Start

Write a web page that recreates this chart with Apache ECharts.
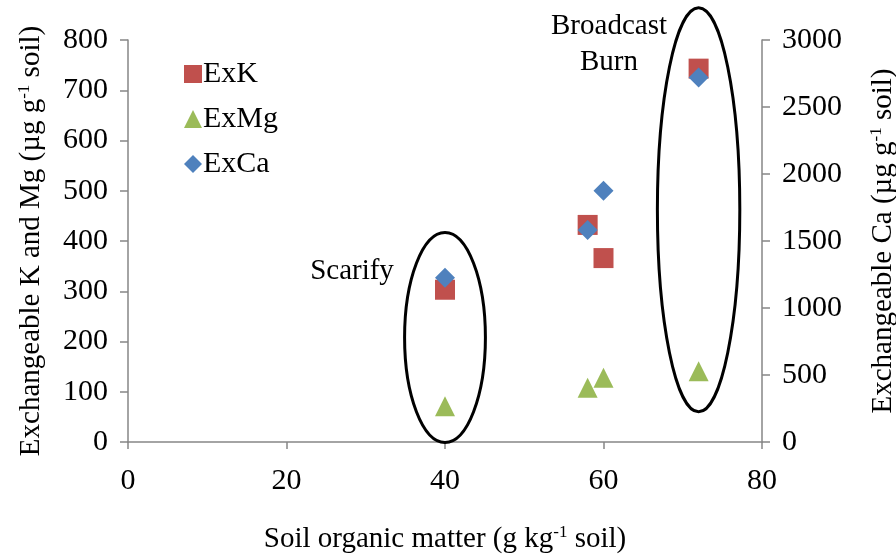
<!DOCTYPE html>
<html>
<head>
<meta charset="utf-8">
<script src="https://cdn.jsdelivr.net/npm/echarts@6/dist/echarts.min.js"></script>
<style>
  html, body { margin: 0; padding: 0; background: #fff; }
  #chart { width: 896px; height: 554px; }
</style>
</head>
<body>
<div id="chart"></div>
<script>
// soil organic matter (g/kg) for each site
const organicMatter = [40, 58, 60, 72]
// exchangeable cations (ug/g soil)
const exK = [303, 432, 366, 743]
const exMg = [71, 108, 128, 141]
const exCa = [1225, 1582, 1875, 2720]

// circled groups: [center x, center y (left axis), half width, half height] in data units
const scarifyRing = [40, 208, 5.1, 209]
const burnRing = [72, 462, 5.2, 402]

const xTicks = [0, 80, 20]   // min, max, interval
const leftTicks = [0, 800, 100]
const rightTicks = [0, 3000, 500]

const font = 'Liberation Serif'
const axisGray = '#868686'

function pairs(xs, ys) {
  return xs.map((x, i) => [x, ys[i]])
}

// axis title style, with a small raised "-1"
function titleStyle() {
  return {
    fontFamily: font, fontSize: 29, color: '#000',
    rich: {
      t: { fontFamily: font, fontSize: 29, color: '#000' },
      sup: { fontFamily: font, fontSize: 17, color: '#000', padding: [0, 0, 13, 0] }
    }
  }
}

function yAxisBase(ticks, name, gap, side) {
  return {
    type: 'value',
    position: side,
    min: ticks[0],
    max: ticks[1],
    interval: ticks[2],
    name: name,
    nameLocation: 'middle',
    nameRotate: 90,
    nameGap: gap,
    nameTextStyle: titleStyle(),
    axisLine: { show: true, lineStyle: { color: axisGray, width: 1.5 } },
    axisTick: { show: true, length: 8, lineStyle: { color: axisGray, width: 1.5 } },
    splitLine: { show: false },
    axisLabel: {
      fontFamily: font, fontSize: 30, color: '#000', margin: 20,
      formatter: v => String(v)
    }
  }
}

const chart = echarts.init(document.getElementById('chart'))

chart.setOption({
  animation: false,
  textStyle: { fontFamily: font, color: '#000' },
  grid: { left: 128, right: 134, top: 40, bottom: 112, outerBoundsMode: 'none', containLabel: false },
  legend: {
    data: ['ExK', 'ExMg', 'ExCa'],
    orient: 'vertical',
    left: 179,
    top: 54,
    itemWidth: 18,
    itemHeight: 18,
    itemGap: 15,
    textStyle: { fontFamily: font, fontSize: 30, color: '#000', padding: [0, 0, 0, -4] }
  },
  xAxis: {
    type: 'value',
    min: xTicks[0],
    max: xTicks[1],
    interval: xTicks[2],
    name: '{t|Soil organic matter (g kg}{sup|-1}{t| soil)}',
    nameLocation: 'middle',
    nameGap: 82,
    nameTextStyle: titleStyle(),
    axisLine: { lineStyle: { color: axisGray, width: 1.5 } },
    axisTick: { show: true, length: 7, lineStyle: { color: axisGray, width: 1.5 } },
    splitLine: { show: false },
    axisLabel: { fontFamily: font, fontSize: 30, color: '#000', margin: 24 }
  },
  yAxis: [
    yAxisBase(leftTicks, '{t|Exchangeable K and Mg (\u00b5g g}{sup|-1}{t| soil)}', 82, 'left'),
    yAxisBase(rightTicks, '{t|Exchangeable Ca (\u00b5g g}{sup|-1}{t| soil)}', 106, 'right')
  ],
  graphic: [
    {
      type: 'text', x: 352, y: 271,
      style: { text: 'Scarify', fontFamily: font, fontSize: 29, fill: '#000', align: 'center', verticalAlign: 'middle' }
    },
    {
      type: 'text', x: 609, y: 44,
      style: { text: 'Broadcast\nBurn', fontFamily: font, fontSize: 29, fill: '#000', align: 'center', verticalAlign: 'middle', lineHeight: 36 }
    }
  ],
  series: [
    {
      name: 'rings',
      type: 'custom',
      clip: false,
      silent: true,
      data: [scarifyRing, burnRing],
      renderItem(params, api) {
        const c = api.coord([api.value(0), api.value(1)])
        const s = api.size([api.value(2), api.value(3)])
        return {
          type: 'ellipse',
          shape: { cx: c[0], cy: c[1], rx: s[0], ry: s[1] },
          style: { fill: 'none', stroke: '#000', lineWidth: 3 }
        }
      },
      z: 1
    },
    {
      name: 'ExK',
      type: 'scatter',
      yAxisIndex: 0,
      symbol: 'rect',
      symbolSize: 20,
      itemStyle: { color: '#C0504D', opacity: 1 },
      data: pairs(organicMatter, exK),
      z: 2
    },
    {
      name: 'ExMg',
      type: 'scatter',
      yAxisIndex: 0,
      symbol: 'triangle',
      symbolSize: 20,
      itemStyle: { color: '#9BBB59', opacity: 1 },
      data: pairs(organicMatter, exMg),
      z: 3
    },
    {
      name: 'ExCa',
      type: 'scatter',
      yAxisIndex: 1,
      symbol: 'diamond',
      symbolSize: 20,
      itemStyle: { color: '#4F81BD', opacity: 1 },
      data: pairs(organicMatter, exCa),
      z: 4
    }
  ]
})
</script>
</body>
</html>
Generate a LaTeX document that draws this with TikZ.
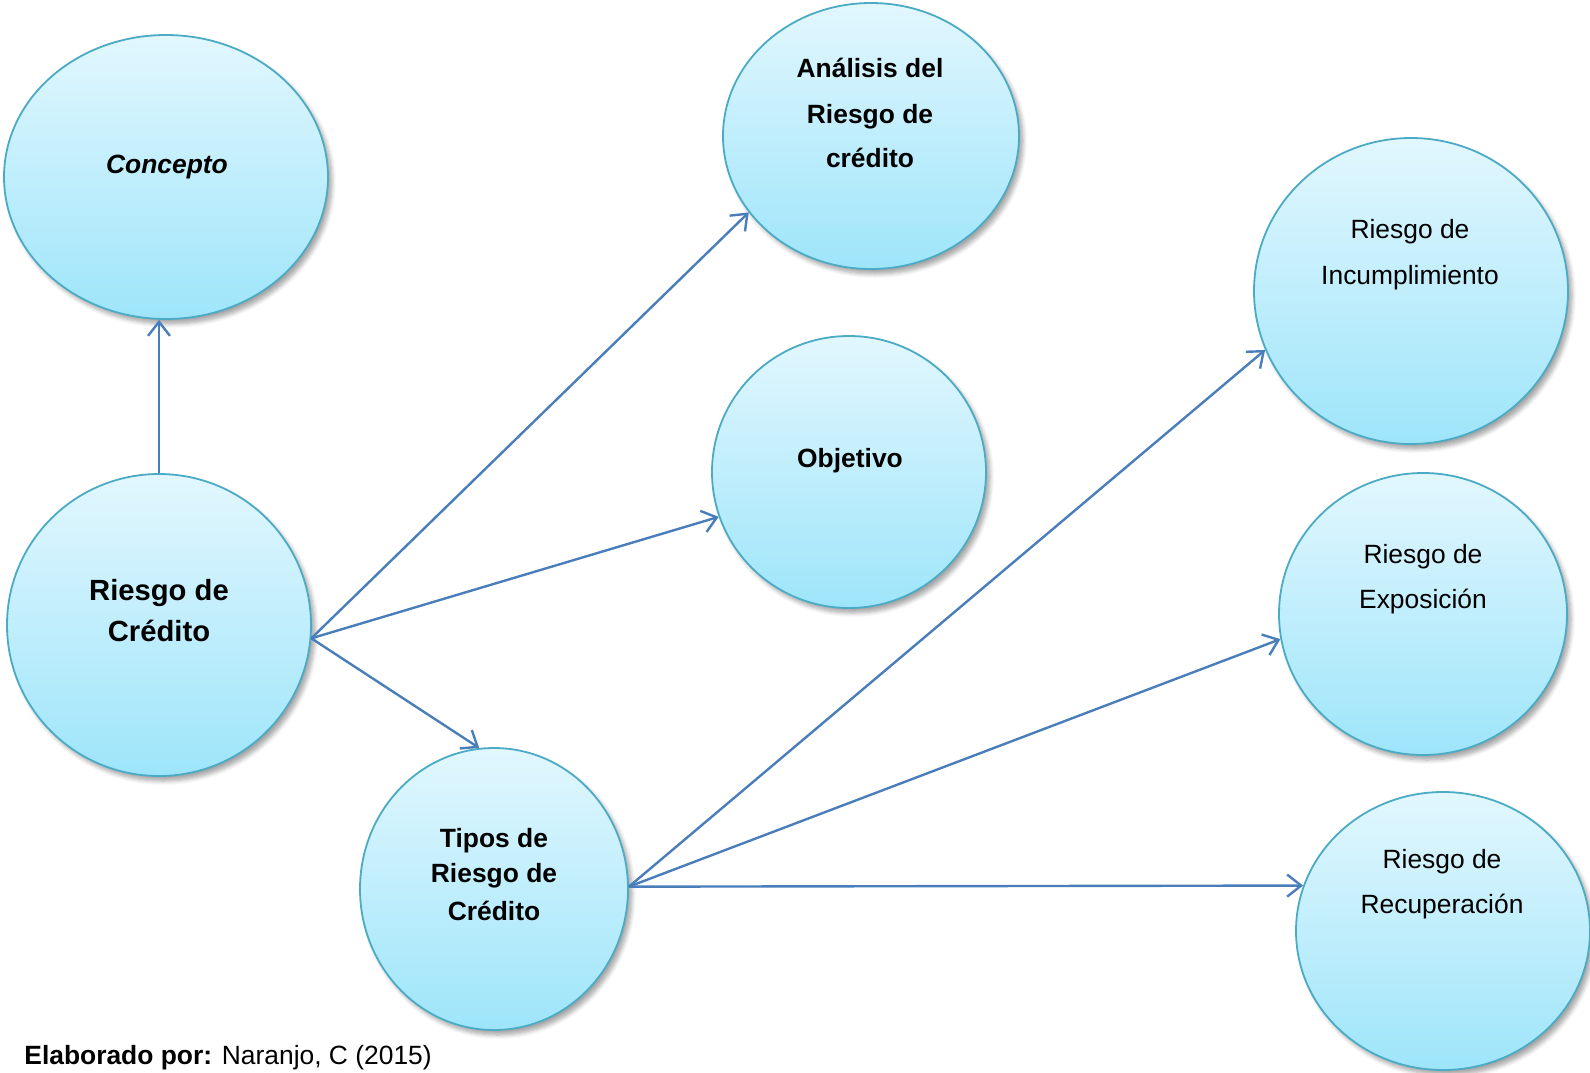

End

Give the data above again in full and unchanged, skipping the pictures.

_Response to the task_:
Write a web page that recreates this chart with Apache ECharts.
<!DOCTYPE html>
<html>
<head>
<meta charset="utf-8">
<script src="https://cdn.jsdelivr.net/npm/echarts@6/dist/echarts.min.js"></script>
<style>
  html, body { margin: 0; padding: 0; background: #fff; }
  #chart { width: 896px; height: 554px; }
</style>
</head>
<body>
<div id="chart"></div>
<script>
// soil organic matter (g/kg) for each site
const organicMatter = [40, 58, 60, 72]
// exchangeable cations (ug/g soil)
const exK = [303, 432, 366, 743]
const exMg = [71, 108, 128, 141]
const exCa = [1225, 1582, 1875, 2720]

// circled groups: [center x, center y (left axis), half width, half height] in data units
const scarifyRing = [40, 208, 5.1, 209]
const burnRing = [72, 462, 5.2, 402]

const xTicks = [0, 80, 20]   // min, max, interval
const leftTicks = [0, 800, 100]
const rightTicks = [0, 3000, 500]

const font = 'Liberation Serif'
const axisGray = '#868686'

function pairs(xs, ys) {
  return xs.map((x, i) => [x, ys[i]])
}

// axis title style, with a small raised "-1"
function titleStyle() {
  return {
    fontFamily: font, fontSize: 29, color: '#000',
    rich: {
      t: { fontFamily: font, fontSize: 29, color: '#000' },
      sup: { fontFamily: font, fontSize: 17, color: '#000', padding: [0, 0, 13, 0] }
    }
  }
}

function yAxisBase(ticks, name, gap, side) {
  return {
    type: 'value',
    position: side,
    min: ticks[0],
    max: ticks[1],
    interval: ticks[2],
    name: name,
    nameLocation: 'middle',
    nameRotate: 90,
    nameGap: gap,
    nameTextStyle: titleStyle(),
    axisLine: { show: true, lineStyle: { color: axisGray, width: 1.5 } },
    axisTick: { show: true, length: 8, lineStyle: { color: axisGray, width: 1.5 } },
    splitLine: { show: false },
    axisLabel: {
      fontFamily: font, fontSize: 30, color: '#000', margin: 20,
      formatter: v => String(v)
    }
  }
}

const chart = echarts.init(document.getElementById('chart'))

chart.setOption({
  animation: false,
  textStyle: { fontFamily: font, color: '#000' },
  grid: { left: 128, right: 134, top: 40, bottom: 112, outerBoundsMode: 'none', containLabel: false },
  legend: {
    data: ['ExK', 'ExMg', 'ExCa'],
    orient: 'vertical',
    left: 179,
    top: 54,
    itemWidth: 18,
    itemHeight: 18,
    itemGap: 15,
    textStyle: { fontFamily: font, fontSize: 30, color: '#000', padding: [0, 0, 0, -4] }
  },
  xAxis: {
    type: 'value',
    min: xTicks[0],
    max: xTicks[1],
    interval: xTicks[2],
    name: '{t|Soil organic matter (g kg}{sup|-1}{t| soil)}',
    nameLocation: 'middle',
    nameGap: 82,
    nameTextStyle: titleStyle(),
    axisLine: { lineStyle: { color: axisGray, width: 1.5 } },
    axisTick: { show: true, length: 7, lineStyle: { color: axisGray, width: 1.5 } },
    splitLine: { show: false },
    axisLabel: { fontFamily: font, fontSize: 30, color: '#000', margin: 24 }
  },
  yAxis: [
    yAxisBase(leftTicks, '{t|Exchangeable K and Mg (\u00b5g g}{sup|-1}{t| soil)}', 82, 'left'),
    yAxisBase(rightTicks, '{t|Exchangeable Ca (\u00b5g g}{sup|-1}{t| soil)}', 106, 'right')
  ],
  graphic: [
    {
      type: 'text', x: 352, y: 271,
      style: { text: 'Scarify', fontFamily: font, fontSize: 29, fill: '#000', align: 'center', verticalAlign: 'middle' }
    },
    {
      type: 'text', x: 609, y: 44,
      style: { text: 'Broadcast\nBurn', fontFamily: font, fontSize: 29, fill: '#000', align: 'center', verticalAlign: 'middle', lineHeight: 36 }
    }
  ],
  series: [
    {
      name: 'rings',
      type: 'custom',
      clip: false,
      silent: true,
      data: [scarifyRing, burnRing],
      renderItem(params, api) {
        const c = api.coord([api.value(0), api.value(1)])
        const s = api.size([api.value(2), api.value(3)])
        return {
          type: 'ellipse',
          shape: { cx: c[0], cy: c[1], rx: s[0], ry: s[1] },
          style: { fill: 'none', stroke: '#000', lineWidth: 3 }
        }
      },
      z: 1
    },
    {
      name: 'ExK',
      type: 'scatter',
      yAxisIndex: 0,
      symbol: 'rect',
      symbolSize: 20,
      itemStyle: { color: '#C0504D', opacity: 1 },
      data: pairs(organicMatter, exK),
      z: 2
    },
    {
      name: 'ExMg',
      type: 'scatter',
      yAxisIndex: 0,
      symbol: 'triangle',
      symbolSize: 20,
      itemStyle: { color: '#9BBB59', opacity: 1 },
      data: pairs(organicMatter, exMg),
      z: 3
    },
    {
      name: 'ExCa',
      type: 'scatter',
      yAxisIndex: 1,
      symbol: 'diamond',
      symbolSize: 20,
      itemStyle: { color: '#4F81BD', opacity: 1 },
      data: pairs(organicMatter, exCa),
      z: 4
    }
  ]
})
</script>
</body>
</html>
Generate a LaTeX document that draws this with TikZ.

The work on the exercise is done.